(Part of a data file)
+++++
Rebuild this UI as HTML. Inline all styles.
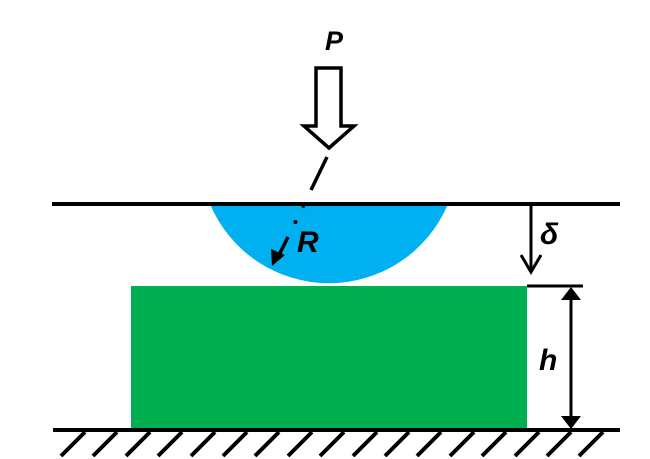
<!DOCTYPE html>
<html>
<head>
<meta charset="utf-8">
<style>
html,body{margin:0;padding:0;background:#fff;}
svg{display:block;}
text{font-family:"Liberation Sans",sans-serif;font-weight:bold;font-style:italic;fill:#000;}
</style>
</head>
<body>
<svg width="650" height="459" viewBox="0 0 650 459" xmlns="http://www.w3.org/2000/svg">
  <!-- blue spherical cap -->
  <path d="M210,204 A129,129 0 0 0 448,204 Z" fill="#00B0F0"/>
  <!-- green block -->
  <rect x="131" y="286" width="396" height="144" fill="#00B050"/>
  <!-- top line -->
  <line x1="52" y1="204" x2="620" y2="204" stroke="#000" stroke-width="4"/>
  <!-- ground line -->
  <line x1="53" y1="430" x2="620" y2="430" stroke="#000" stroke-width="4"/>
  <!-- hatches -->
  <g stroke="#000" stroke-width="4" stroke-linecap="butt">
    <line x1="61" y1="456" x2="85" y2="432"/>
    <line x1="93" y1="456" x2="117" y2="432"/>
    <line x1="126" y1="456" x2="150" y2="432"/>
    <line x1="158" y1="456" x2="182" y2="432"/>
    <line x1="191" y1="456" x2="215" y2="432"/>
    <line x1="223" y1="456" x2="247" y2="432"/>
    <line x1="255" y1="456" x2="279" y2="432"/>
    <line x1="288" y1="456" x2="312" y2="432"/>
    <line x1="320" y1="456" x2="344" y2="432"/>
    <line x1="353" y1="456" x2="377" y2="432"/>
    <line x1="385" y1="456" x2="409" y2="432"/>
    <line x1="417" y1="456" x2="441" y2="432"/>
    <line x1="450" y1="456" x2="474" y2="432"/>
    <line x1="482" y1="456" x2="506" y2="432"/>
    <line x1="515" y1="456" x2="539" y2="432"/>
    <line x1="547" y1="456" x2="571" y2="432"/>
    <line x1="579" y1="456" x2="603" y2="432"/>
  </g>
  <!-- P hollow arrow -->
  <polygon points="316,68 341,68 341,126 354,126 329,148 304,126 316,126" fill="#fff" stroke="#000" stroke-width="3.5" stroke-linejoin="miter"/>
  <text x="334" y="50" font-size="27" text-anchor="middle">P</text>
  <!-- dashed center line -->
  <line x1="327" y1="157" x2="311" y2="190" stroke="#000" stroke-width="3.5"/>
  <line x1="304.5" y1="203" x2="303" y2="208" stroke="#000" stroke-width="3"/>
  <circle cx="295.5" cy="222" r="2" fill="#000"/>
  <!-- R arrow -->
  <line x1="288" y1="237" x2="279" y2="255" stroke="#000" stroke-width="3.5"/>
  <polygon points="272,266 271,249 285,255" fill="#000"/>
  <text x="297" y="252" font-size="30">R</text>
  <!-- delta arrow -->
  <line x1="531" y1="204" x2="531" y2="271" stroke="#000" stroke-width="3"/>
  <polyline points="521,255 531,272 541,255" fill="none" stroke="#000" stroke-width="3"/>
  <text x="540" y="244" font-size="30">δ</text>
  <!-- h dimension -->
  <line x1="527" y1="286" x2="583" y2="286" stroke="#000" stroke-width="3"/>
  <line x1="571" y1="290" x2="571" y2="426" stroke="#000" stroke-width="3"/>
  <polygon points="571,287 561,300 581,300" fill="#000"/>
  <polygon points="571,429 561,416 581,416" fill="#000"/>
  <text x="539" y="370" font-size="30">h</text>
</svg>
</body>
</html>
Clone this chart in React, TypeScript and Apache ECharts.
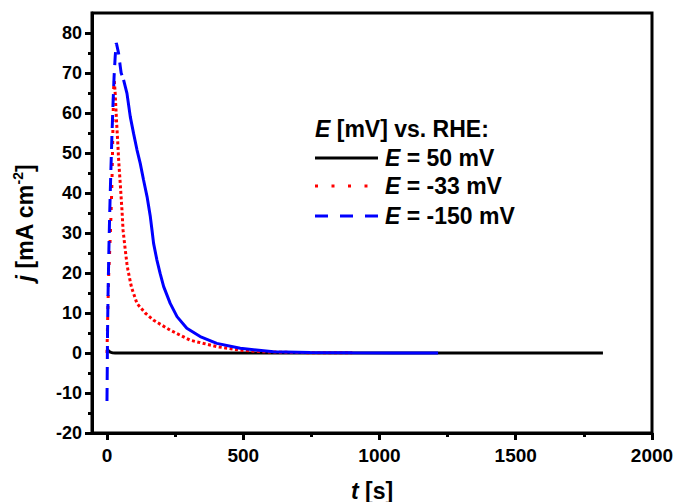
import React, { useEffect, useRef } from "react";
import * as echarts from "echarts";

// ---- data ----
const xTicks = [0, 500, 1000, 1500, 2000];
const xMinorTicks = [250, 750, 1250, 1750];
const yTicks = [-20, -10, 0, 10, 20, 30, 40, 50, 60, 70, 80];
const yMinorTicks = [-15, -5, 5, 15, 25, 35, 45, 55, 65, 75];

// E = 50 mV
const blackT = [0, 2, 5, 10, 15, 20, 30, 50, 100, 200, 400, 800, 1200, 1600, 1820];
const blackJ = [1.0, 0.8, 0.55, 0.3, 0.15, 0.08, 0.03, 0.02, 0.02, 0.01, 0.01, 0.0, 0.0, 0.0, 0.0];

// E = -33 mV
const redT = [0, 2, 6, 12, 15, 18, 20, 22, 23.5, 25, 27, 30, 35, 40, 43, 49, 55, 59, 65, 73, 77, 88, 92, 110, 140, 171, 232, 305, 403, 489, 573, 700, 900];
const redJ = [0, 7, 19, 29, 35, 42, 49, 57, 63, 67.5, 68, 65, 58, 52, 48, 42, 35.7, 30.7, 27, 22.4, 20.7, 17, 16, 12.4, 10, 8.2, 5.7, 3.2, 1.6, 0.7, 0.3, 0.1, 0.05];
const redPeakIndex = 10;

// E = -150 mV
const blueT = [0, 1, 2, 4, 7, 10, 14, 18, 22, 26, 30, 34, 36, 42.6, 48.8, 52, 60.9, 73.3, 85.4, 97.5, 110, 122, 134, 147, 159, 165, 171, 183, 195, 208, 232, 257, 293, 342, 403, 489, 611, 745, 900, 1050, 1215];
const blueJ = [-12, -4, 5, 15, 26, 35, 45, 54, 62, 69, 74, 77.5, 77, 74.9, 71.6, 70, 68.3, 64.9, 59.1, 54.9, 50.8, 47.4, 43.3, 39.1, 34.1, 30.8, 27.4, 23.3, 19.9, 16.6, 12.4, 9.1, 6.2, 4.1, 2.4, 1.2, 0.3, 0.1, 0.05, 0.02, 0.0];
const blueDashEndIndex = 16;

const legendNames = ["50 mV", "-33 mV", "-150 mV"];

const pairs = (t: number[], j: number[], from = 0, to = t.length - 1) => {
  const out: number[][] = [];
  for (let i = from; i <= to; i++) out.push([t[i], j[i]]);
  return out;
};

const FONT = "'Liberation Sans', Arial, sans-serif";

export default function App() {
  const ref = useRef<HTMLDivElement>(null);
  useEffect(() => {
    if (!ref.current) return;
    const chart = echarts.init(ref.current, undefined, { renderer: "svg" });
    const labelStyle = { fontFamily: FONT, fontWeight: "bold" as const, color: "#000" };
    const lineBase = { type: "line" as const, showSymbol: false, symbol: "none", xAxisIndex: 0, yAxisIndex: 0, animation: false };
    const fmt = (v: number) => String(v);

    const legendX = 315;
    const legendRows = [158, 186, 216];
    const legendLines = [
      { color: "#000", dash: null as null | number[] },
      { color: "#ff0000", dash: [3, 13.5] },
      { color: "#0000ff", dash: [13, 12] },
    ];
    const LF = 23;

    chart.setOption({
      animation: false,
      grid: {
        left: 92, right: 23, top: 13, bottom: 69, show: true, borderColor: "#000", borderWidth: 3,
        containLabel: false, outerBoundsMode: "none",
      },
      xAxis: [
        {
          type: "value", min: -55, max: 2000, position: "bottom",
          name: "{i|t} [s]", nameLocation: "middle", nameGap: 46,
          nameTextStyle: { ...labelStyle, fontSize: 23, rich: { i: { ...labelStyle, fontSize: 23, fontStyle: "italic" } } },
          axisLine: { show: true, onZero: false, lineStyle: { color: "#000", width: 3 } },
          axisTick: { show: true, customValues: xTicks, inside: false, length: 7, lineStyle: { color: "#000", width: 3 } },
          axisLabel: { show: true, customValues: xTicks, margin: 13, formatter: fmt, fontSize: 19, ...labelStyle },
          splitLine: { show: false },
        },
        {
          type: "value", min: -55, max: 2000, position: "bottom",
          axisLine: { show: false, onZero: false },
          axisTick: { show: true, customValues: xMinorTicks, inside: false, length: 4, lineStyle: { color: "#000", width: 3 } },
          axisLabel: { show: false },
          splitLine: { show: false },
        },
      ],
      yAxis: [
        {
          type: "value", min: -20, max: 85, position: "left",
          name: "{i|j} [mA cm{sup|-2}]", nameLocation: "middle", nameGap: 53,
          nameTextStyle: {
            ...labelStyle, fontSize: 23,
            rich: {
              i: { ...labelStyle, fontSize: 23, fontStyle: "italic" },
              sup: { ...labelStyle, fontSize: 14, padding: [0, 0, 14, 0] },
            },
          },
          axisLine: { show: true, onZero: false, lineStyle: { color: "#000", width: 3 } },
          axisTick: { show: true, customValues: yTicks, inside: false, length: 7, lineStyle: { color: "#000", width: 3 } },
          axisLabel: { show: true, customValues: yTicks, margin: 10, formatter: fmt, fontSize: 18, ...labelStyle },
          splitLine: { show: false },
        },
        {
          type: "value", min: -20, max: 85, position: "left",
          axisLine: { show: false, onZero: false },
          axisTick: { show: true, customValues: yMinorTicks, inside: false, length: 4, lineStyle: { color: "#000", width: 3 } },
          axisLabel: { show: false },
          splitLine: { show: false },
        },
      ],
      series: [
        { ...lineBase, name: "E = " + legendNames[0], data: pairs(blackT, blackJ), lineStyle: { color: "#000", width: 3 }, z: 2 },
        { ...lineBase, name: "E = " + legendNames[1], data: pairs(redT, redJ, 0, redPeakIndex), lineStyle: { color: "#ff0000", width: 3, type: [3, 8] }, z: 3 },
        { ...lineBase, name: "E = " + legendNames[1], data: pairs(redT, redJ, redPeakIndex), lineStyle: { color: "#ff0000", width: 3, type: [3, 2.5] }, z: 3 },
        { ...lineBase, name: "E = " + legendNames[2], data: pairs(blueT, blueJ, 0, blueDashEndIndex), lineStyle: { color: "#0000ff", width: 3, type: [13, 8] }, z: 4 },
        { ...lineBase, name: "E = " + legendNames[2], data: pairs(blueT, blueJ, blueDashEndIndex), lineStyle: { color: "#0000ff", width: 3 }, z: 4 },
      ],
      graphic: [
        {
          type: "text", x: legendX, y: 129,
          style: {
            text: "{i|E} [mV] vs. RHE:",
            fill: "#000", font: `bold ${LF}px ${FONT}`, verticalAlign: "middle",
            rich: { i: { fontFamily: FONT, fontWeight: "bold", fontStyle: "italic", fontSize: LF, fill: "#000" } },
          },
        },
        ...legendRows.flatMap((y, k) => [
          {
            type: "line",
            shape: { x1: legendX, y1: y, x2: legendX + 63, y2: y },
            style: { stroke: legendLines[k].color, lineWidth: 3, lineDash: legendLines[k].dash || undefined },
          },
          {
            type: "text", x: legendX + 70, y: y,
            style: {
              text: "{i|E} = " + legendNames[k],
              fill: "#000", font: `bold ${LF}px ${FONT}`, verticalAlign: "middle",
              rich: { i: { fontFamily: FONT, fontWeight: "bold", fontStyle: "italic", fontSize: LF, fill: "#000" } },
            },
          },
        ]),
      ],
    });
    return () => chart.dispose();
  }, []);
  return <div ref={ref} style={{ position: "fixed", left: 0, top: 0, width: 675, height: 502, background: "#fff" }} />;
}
+++++
→ Given request:
Transcribe the lines between the one holding "Clone this chart" and the one holding "import * as", inclusive, and leave out any pictures.

→ Solved problem:
Clone this chart in React, TypeScript and Apache ECharts.
import React, { useEffect, useRef } from "react";
import * as echarts from "echarts";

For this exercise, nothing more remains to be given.